▶ _BRIEF_
From the entries that follow, reproduce exactly and only the lines from the line with "Rebuild this diagram" to the line with "height=61.5pt] (brg) at", endpoints included.

▶ _DATA LINES_
########################################

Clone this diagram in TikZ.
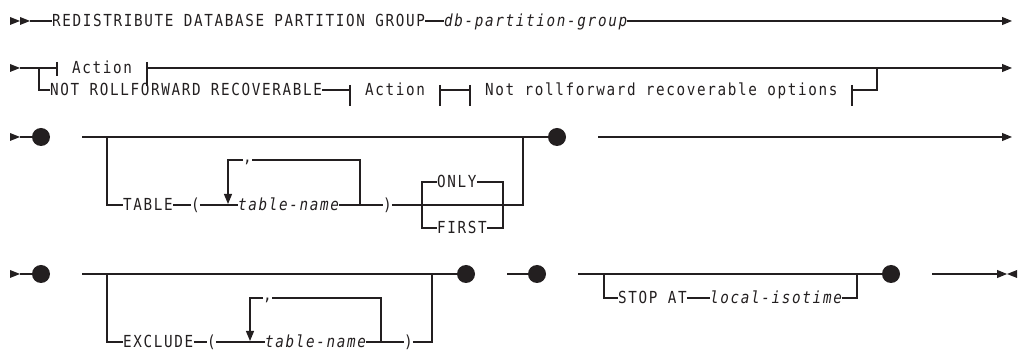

########################################

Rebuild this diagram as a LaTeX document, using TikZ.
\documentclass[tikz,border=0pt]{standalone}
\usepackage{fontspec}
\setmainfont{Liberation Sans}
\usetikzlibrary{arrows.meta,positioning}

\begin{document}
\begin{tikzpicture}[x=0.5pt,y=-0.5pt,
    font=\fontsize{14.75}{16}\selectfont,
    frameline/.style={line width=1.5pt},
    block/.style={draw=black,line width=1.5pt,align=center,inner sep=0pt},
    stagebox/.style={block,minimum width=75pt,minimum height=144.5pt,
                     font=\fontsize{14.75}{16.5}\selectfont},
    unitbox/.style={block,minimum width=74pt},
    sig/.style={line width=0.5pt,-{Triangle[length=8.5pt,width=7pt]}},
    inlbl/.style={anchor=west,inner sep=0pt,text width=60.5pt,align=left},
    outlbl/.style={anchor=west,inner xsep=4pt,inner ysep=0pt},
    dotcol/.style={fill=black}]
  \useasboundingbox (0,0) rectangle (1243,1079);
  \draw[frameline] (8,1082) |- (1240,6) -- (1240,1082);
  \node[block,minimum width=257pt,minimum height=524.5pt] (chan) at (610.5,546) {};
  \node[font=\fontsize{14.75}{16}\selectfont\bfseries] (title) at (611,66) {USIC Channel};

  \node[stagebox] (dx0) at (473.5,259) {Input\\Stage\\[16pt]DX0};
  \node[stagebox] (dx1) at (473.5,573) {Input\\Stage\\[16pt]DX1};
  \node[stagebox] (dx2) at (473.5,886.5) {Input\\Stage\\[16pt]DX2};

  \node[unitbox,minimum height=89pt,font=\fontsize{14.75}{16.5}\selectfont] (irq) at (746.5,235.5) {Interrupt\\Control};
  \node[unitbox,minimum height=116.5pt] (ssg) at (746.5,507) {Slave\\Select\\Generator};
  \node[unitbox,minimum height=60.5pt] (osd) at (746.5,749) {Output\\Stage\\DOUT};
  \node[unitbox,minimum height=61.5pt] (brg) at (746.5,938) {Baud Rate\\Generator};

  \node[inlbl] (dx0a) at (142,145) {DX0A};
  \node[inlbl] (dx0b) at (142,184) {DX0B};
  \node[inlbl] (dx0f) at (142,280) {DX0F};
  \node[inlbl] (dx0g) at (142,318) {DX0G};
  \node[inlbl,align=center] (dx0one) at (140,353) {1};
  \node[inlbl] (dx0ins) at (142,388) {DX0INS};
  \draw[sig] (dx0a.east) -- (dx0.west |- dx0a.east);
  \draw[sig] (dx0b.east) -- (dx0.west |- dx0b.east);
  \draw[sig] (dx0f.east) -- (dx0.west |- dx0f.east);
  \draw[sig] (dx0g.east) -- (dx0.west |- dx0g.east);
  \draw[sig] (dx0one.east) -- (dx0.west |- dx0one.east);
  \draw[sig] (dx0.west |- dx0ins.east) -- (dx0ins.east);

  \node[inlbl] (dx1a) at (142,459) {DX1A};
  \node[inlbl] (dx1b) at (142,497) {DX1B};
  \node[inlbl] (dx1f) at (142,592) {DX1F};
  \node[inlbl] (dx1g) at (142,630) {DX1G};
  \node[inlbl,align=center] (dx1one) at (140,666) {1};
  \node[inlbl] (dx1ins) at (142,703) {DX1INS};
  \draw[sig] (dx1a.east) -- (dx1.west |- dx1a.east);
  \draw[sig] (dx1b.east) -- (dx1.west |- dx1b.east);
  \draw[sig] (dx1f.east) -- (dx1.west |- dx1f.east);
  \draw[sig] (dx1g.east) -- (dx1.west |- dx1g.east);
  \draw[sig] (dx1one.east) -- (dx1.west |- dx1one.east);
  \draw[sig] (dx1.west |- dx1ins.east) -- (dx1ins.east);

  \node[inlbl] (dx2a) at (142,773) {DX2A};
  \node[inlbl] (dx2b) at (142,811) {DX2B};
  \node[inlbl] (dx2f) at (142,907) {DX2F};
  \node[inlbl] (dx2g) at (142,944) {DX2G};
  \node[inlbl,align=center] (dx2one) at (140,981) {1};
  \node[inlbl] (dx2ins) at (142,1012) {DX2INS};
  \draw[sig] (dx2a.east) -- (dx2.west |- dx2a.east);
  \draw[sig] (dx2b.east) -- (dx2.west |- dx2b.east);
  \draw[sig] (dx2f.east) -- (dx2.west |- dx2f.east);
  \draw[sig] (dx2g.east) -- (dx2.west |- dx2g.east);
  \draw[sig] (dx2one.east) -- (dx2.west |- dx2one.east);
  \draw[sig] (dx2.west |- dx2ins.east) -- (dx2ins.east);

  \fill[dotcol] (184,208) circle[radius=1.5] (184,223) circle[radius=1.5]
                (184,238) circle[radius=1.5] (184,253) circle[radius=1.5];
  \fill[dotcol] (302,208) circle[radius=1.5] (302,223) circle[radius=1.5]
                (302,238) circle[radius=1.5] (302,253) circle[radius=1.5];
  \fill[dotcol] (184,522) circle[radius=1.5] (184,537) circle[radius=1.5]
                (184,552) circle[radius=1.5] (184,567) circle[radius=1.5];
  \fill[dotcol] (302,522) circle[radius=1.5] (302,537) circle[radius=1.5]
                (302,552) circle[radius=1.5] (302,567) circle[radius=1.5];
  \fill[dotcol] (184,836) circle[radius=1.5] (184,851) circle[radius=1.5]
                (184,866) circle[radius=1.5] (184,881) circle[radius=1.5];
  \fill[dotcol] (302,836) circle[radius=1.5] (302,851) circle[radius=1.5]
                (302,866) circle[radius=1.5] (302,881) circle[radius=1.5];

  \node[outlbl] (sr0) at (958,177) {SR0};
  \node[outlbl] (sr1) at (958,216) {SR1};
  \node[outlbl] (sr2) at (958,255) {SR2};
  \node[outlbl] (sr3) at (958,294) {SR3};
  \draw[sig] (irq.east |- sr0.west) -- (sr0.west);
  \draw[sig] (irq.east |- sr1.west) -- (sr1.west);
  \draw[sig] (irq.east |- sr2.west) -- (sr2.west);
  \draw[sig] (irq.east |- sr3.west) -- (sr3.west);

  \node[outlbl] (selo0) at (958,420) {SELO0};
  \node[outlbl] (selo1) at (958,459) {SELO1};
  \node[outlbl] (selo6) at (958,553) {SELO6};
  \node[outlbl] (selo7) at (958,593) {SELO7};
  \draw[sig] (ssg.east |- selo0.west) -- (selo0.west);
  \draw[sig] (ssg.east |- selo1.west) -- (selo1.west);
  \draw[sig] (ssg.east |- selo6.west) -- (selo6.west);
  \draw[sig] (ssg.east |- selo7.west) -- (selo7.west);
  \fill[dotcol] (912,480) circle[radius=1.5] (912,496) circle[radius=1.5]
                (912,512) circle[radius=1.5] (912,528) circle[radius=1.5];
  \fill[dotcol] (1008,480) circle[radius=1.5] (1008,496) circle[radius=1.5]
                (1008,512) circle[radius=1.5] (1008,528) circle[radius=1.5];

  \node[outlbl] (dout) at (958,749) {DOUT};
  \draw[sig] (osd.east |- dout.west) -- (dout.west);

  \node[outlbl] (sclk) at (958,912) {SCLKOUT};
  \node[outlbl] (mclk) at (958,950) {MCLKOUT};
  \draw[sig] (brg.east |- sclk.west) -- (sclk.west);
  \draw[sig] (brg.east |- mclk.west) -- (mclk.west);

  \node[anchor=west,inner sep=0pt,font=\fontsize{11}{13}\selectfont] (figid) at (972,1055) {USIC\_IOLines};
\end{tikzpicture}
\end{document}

########################################

▶ _REPLY TO THE TASK_
Rebuild this diagram as a LaTeX document, using TikZ.
\documentclass[tikz,border=0pt]{standalone}
\usepackage{fontspec}
\setmainfont{Liberation Sans}
\usetikzlibrary{arrows.meta,positioning}

\begin{document}
\begin{tikzpicture}[x=0.5pt,y=-0.5pt,
    font=\fontsize{14.75}{16}\selectfont,
    frameline/.style={line width=1.5pt},
    block/.style={draw=black,line width=1.5pt,align=center,inner sep=0pt},
    stagebox/.style={block,minimum width=75pt,minimum height=144.5pt,
                     font=\fontsize{14.75}{16.5}\selectfont},
    unitbox/.style={block,minimum width=74pt},
    sig/.style={line width=0.5pt,-{Triangle[length=8.5pt,width=7pt]}},
    inlbl/.style={anchor=west,inner sep=0pt,text width=60.5pt,align=left},
    outlbl/.style={anchor=west,inner xsep=4pt,inner ysep=0pt},
    dotcol/.style={fill=black}]
  \useasboundingbox (0,0) rectangle (1243,1079);
  \draw[frameline] (8,1082) |- (1240,6) -- (1240,1082);
  \node[block,minimum width=257pt,minimum height=524.5pt] (chan) at (610.5,546) {};
  \node[font=\fontsize{14.75}{16}\selectfont\bfseries] (title) at (611,66) {USIC Channel};

  \node[stagebox] (dx0) at (473.5,259) {Input\\Stage\\[16pt]DX0};
  \node[stagebox] (dx1) at (473.5,573) {Input\\Stage\\[16pt]DX1};
  \node[stagebox] (dx2) at (473.5,886.5) {Input\\Stage\\[16pt]DX2};

  \node[unitbox,minimum height=89pt,font=\fontsize{14.75}{16.5}\selectfont] (irq) at (746.5,235.5) {Interrupt\\Control};
  \node[unitbox,minimum height=116.5pt] (ssg) at (746.5,507) {Slave\\Select\\Generator};
  \node[unitbox,minimum height=60.5pt] (osd) at (746.5,749) {Output\\Stage\\DOUT};
  \node[unitbox,minimum height=61.5pt] (brg) at (746.5,938) {Baud Rate\\Generator};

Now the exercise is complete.